The novelty technology has progressed, however, and more TV manufacturers have started creating 3D-ready televisions. Samsung, Mitsubishi and Sony have 3D-ready TVs, and several other manufacturers have shown interest in creating the next-generation TVs. Philips also is working on several different 3D TVs that will offer all the features of a regular HDTV, plus the ability to watch content in 3D.
Walt Disney, Warner Bros., and at least two other major movie studios are participants in the Society of Motion Picture and Television Engineers, who are attempting to create a single standalone 3D format that can be used on any 3D-ready television.
The SMPTE is working on the first wave of 3D DVD and Blu-ray movies, and promises that all 3D content will be backwards compatible so it can be watched in regular 2D format.

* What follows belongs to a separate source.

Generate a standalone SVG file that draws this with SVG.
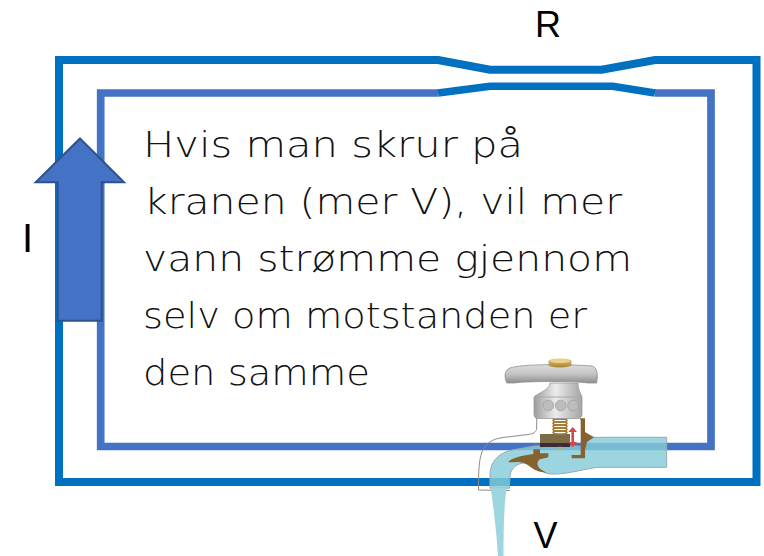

According to published reports, SMPTE hopes to have the first set of 3D standards completed in the next two years. Although not confirmed, it’s likely one of the main standards will be to have 3D technology that no longer require special glasses to get the full effect of the 3D environment.
Even though 3D is still a small portion of the movie industry, it is making money because the average ticket to see a 3D movie is $5 more than a regular 2D movie.
Expect 3D-ready TVs and movies to be more widely available once interested parties are able to finalize standards for the technology. Until then, 3D will continue to progress, but will most likely not be available in our living rooms for a couple more years.